***** Data extract *****
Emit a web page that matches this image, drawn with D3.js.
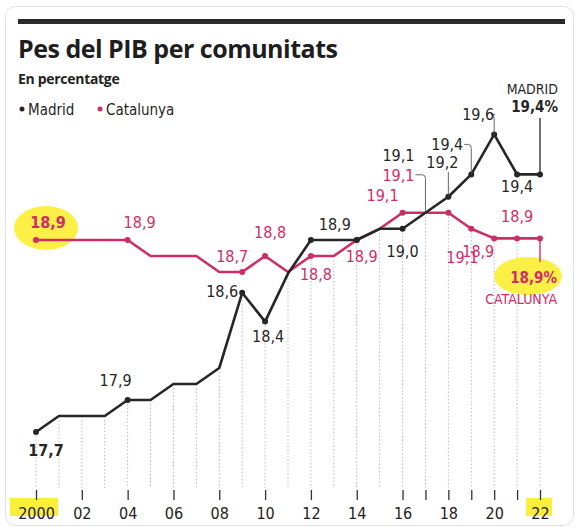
<!DOCTYPE html>
<html><head><meta charset="utf-8">
<script src="https://cdn.jsdelivr.net/npm/d3@7"></script>
<style>body{margin:0;background:#fff;font-family:"DejaVu Sans Condensed","Open Sans",sans-serif}</style>
</head><body><svg id="c" width="580" height="532"></svg>
<script>
const years = d3.range(2000, 2023);
const madrid = [17.7,17.8,17.8,17.8,17.9,17.9,18.0,18.0,18.1,18.57,18.39,18.69,18.9,18.9,18.9,18.97,18.97,19.07,19.17,19.31,19.56,19.31,19.31];
const catalunya = [18.9,18.9,18.9,18.9,18.9,18.8,18.8,18.8,18.7,18.7,18.8,18.7,18.8,18.8,18.9,18.97,19.07,19.07,19.07,18.97,18.91,18.91,18.91];
const tickYears = [2000,2002,2004,2006,2008,2010,2012,2014,2016,2017,2018,2019,2020,2021,2022];
const tickLabels = ["2000","02","04","06","08","10","12","14","16","","18","","20","","22"];
const dotYears = [2000,2004,2009,2010,2012,2014,2016,2018,2019,2020,2021,2022];
// [series, year, text, dx, dy, bold, leader]
const labels = [
 ["c",2000,"18,9",12,-12,true,0],["c",2004,"18,9",12,-12,false,0],["c",2009,"18,7",-10,-10,false,0],
 ["c",2010,"18,8",5,-18,false,0],["c",2012,"18,8",5,24,false,0],["c",2014,"18,9",5,22,false,0],
 ["c",2016,"19,1",-20,-12,false,0],["c",2017,"19,1",-27,-32,false,1],["c",2018,"19,1",14,50,false,0],
 ["c",2019,"18,9",7,28,false,0],["c",2021,"18,9",0,-16,false,0],
 ["m",2000,"17,7",10,24,true,0],["m",2004,"17,9",-12,-14,false,0],["m",2009,"18,6",-20,4,false,0],
 ["m",2010,"18,4",3,20,false,0],["m",2013,"18,9",1,-10,false,0],["m",2016,"19,0",0,28,false,0],
 ["m",2017,"19,1",-27,-52,false,0],["m",2018,"19,2",-6,-29,false,2],["m",2019,"19,4",-24,-24,false,1],
 ["m",2020,"19,6",-16,-14,false,1],["m",2021,"19,4",0,18,false,0]
];
const BLACK="#262626", PINK="#cf2d68";
const svg=d3.select("#c");
svg.append("rect").attr("x",5.5).attr("y",6.5).attr("width",568).attr("height",519).attr("rx",10).attr("fill","#fff").attr("stroke","#dfe3e6");
svg.append("rect").attr("x",18).attr("y",19).attr("width",547).attr("height",5).attr("fill","#2a2a2a");
svg.append("text").attr("x",18).attr("y",58).attr("font-family","Open Sans").attr("font-weight",700).attr("font-size",25).attr("fill","#1e1e1e").attr("letter-spacing",-0.5).text("Pes del PIB per comunitats");
svg.append("text").attr("x",18).attr("y",84).attr("font-family","Open Sans").attr("font-weight",700).attr("font-size",14).attr("fill","#222").attr("letter-spacing",-0.3).text("En percentatge");
const lg=svg.append("g").attr("font-size",15).attr("fill",BLACK);
lg.append("circle").attr("cx",22).attr("cy",109).attr("r",2.5).attr("fill",BLACK);
lg.append("text").attr("x",28).attr("y",115).text("Madrid");
lg.append("circle").attr("cx",100).attr("cy",109).attr("r",2.5).attr("fill",PINK);
lg.append("text").attr("x",106).attr("y",115).text("Catalunya");

const x=d3.scaleLinear().domain([2000,2022]).range([36,540]);
const y=d3.scaleLinear().domain([17.7,18.9]).range([432,240]);
svg.append("g").selectAll("line").data(years).join("line")
 .attr("x1",d=>x(d)).attr("x2",d=>x(d)).attr("y1",d=>Math.max(y(madrid[d-2000]),y(catalunya[d-2000]))+4).attr("y2",488)
 .attr("stroke","#bbb").attr("stroke-dasharray","1.5,2").attr("stroke-width",1);
const ax=d3.axisBottom(x).tickValues(tickYears).tickFormat((d,i)=>tickLabels[i]).tickSize(10).tickPadding(8);
const ag=svg.append("g").attr("transform","translate(0,490)").call(ax);
ag.select(".domain").remove();
ag.selectAll(".tick line").attr("stroke","#333").attr("stroke-width",1.3);
ag.selectAll("text").attr("font-size",16).attr("fill","#222").attr("font-family","DejaVu Sans Condensed");
const hl=[[x(2000)+10,y(18.9)-12,32,22],[x(2022)-12,y(18.9)+36,34,19]];
svg.append("g").selectAll("ellipse").data(hl).join("ellipse").attr("cx",d=>d[0]).attr("cy",d=>d[1]).attr("rx",d=>d[2]).attr("ry",d=>d[3]).attr("fill","#fcef3c").attr("opacity",0.95);
svg.append("rect").attr("x",10).attr("y",498).attr("width",48).attr("height",18).attr("fill","#fcef3c");
svg.append("rect").attr("x",526).attr("y",498).attr("width",26).attr("height",18).attr("fill","#fcef3c");
ag.raise();
svg.append("line").attr("x1",x(2022)).attr("x2",x(2022)).attr("y1",y(madrid[22])).attr("y2",118).attr("stroke",BLACK).attr("stroke-width",1.3);
svg.append("line").attr("x1",x(2022)).attr("x2",x(2022)).attr("y1",y(catalunya[22])).attr("y2",262).attr("stroke",PINK).attr("stroke-width",1.3);
const line=d3.line().x((d,i)=>x(years[i])).y(d=>y(d));
[[catalunya,PINK],[madrid,BLACK]].forEach(([s,c])=>{
 svg.append("path").datum(s).attr("d",line).attr("fill","none").attr("stroke",c).attr("stroke-width",2.6).attr("stroke-linejoin","round");
 svg.append("g").selectAll("circle").data(dotYears).join("circle").attr("cx",d=>x(d)).attr("cy",d=>y(s[d-2000])).attr("r",3).attr("fill",c);
});
const lgp=svg.append("g").attr("font-size",16).attr("text-anchor","middle");
labels.forEach(([s,yr,t,dx,dy,b,ld])=>{
 const v=(s==="m"?madrid:catalunya)[yr-2000], c=s==="m"?BLACK:PINK;
 const px=x(yr),py=y(v),tx=px+dx,ty=py+dy;
 if(ld===1){
  lgp.append("path").attr("d",`M${tx+17},${ty-6}H${px-3}Q${px},${ty-6} ${px},${ty-2}V${py}`).attr("fill","none").attr("stroke","#444").attr("stroke-width",0.8);
 } else if(ld===2){
  lgp.append("line").attr("x1",px).attr("x2",px).attr("y1",ty+4).attr("y2",py).attr("stroke","#444").attr("stroke-width",0.8);
 }
 lgp.append("text").attr("x",tx).attr("y",ty).attr("fill",c).attr("font-weight",b?700:400).text(t);
});
svg.append("text").attr("x",558).attr("y",94).attr("text-anchor","end").attr("font-size",14).attr("fill",BLACK).text("MADRID");
svg.append("text").attr("x",558).attr("y",112).attr("text-anchor","end").attr("font-size",15).attr("font-weight",700).attr("fill",BLACK).text("19,4%");
svg.append("text").attr("x",557).attr("y",283).attr("text-anchor","end").attr("font-size",15).attr("font-weight",700).attr("fill",PINK).text("18,9%");
svg.append("text").attr("x",557).attr("y",304).attr("text-anchor","end").attr("font-size",14).attr("fill",PINK).text("CATALUNYA");
</script></body></html>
*****
*Set exercise:*
Keep the pictures out of the copy and return the rest of the data above exactly.

*Response:*
Emit a web page that matches this image, drawn with D3.js.
<!DOCTYPE html>
<html><head><meta charset="utf-8">
<script src="https://cdn.jsdelivr.net/npm/d3@7"></script>
<style>body{margin:0;background:#fff;font-family:"DejaVu Sans Condensed","Open Sans",sans-serif}</style>
</head><body><svg id="c" width="580" height="532"></svg>
<script>
const years = d3.range(2000, 2023);
const madrid = [17.7,17.8,17.8,17.8,17.9,17.9,18.0,18.0,18.1,18.57,18.39,18.69,18.9,18.9,18.9,18.97,18.97,19.07,19.17,19.31,19.56,19.31,19.31];
const catalunya = [18.9,18.9,18.9,18.9,18.9,18.8,18.8,18.8,18.7,18.7,18.8,18.7,18.8,18.8,18.9,18.97,19.07,19.07,19.07,18.97,18.91,18.91,18.91];
const tickYears = [2000,2002,2004,2006,2008,2010,2012,2014,2016,2017,2018,2019,2020,2021,2022];
const tickLabels = ["2000","02","04","06","08","10","12","14","16","","18","","20","","22"];
const dotYears = [2000,2004,2009,2010,2012,2014,2016,2018,2019,2020,2021,2022];
// [series, year, text, dx, dy, bold, leader]
const labels = [
 ["c",2000,"18,9",12,-12,true,0],["c",2004,"18,9",12,-12,false,0],["c",2009,"18,7",-10,-10,false,0],
 ["c",2010,"18,8",5,-18,false,0],["c",2012,"18,8",5,24,false,0],["c",2014,"18,9",5,22,false,0],
 ["c",2016,"19,1",-20,-12,false,0],["c",2017,"19,1",-27,-32,false,1],["c",2018,"19,1",14,50,false,0],
 ["c",2019,"18,9",7,28,false,0],["c",2021,"18,9",0,-16,false,0],
 ["m",2000,"17,7",10,24,true,0],["m",2004,"17,9",-12,-14,false,0],["m",2009,"18,6",-20,4,false,0],
 ["m",2010,"18,4",3,20,false,0],["m",2013,"18,9",1,-10,false,0],["m",2016,"19,0",0,28,false,0],
 ["m",2017,"19,1",-27,-52,false,0],["m",2018,"19,2",-6,-29,false,2],["m",2019,"19,4",-24,-24,false,1],
 ["m",2020,"19,6",-16,-14,false,1],["m",2021,"19,4",0,18,false,0]
];
const BLACK="#262626", PINK="#cf2d68";
const svg=d3.select("#c");
svg.append("rect").attr("x",5.5).attr("y",6.5).attr("width",568).attr("height",519).attr("rx",10).attr("fill","#fff").attr("stroke","#dfe3e6");
svg.append("rect").attr("x",18).attr("y",19).attr("width",547).attr("height",5).attr("fill","#2a2a2a");
svg.append("text").attr("x",18).attr("y",58).attr("font-family","Open Sans").attr("font-weight",700).attr("font-size",25).attr("fill","#1e1e1e").attr("letter-spacing",-0.5).text("Pes del PIB per comunitats");
svg.append("text").attr("x",18).attr("y",84).attr("font-family","Open Sans").attr("font-weight",700).attr("font-size",14).attr("fill","#222").attr("letter-spacing",-0.3).text("En percentatge");
const lg=svg.append("g").attr("font-size",15).attr("fill",BLACK);
lg.append("circle").attr("cx",22).attr("cy",109).attr("r",2.5).attr("fill",BLACK);
lg.append("text").attr("x",28).attr("y",115).text("Madrid");
lg.append("circle").attr("cx",100).attr("cy",109).attr("r",2.5).attr("fill",PINK);
lg.append("text").attr("x",106).attr("y",115).text("Catalunya");

const x=d3.scaleLinear().domain([2000,2022]).range([36,540]);
const y=d3.scaleLinear().domain([17.7,18.9]).range([432,240]);
svg.append("g").selectAll("line").data(years).join("line")
 .attr("x1",d=>x(d)).attr("x2",d=>x(d)).attr("y1",d=>Math.max(y(madrid[d-2000]),y(catalunya[d-2000]))+4).attr("y2",488)
 .attr("stroke","#bbb").attr("stroke-dasharray","1.5,2").attr("stroke-width",1);
const ax=d3.axisBottom(x).tickValues(tickYears).tickFormat((d,i)=>tickLabels[i]).tickSize(10).tickPadding(8);
const ag=svg.append("g").attr("transform","translate(0,490)").call(ax);
ag.select(".domain").remove();
ag.selectAll(".tick line").attr("stroke","#333").attr("stroke-width",1.3);
ag.selectAll("text").attr("font-size",16).attr("fill","#222").attr("font-family","DejaVu Sans Condensed");
const hl=[[x(2000)+10,y(18.9)-12,32,22],[x(2022)-12,y(18.9)+36,34,19]];
svg.append("g").selectAll("ellipse").data(hl).join("ellipse").attr("cx",d=>d[0]).attr("cy",d=>d[1]).attr("rx",d=>d[2]).attr("ry",d=>d[3]).attr("fill","#fcef3c").attr("opacity",0.95);
svg.append("rect").attr("x",10).attr("y",498).attr("width",48).attr("height",18).attr("fill","#fcef3c");
svg.append("rect").attr("x",526).attr("y",498).attr("width",26).attr("height",18).attr("fill","#fcef3c");
ag.raise();
svg.append("line").attr("x1",x(2022)).attr("x2",x(2022)).attr("y1",y(madrid[22])).attr("y2",118).attr("stroke",BLACK).attr("stroke-width",1.3);
svg.append("line").attr("x1",x(2022)).attr("x2",x(2022)).attr("y1",y(catalunya[22])).attr("y2",262).attr("stroke",PINK).attr("stroke-width",1.3);
const line=d3.line().x((d,i)=>x(years[i])).y(d=>y(d));
[[catalunya,PINK],[madrid,BLACK]].forEach(([s,c])=>{
 svg.append("path").datum(s).attr("d",line).attr("fill","none").attr("stroke",c).attr("stroke-width",2.6).attr("stroke-linejoin","round");
 svg.append("g").selectAll("circle").data(dotYears).join("circle").attr("cx",d=>x(d)).attr("cy",d=>y(s[d-2000])).attr("r",3).attr("fill",c);
});
const lgp=svg.append("g").attr("font-size",16).attr("text-anchor","middle");
labels.forEach(([s,yr,t,dx,dy,b,ld])=>{
 const v=(s==="m"?madrid:catalunya)[yr-2000], c=s==="m"?BLACK:PINK;
 const px=x(yr),py=y(v),tx=px+dx,ty=py+dy;
 if(ld===1){
  lgp.append("path").attr("d",`M${tx+17},${ty-6}H${px-3}Q${px},${ty-6} ${px},${ty-2}V${py}`).attr("fill","none").attr("stroke","#444").attr("stroke-width",0.8);
 } else if(ld===2){
  lgp.append("line").attr("x1",px).attr("x2",px).attr("y1",ty+4).attr("y2",py).attr("stroke","#444").attr("stroke-width",0.8);
 }
 lgp.append("text").attr("x",tx).attr("y",ty).attr("fill",c).attr("font-weight",b?700:400).text(t);
});
svg.append("text").attr("x",558).attr("y",94).attr("text-anchor","end").attr("font-size",14).attr("fill",BLACK).text("MADRID");
svg.append("text").attr("x",558).attr("y",112).attr("text-anchor","end").attr("font-size",15).attr("font-weight",700).attr("fill",BLACK).text("19,4%");
svg.append("text").attr("x",557).attr("y",283).attr("text-anchor","end").attr("font-size",15).attr("font-weight",700).attr("fill",PINK).text("18,9%");
svg.append("text").attr("x",557).attr("y",304).attr("text-anchor","end").attr("font-size",14).attr("fill",PINK).text("CATALUNYA");
</script></body></html>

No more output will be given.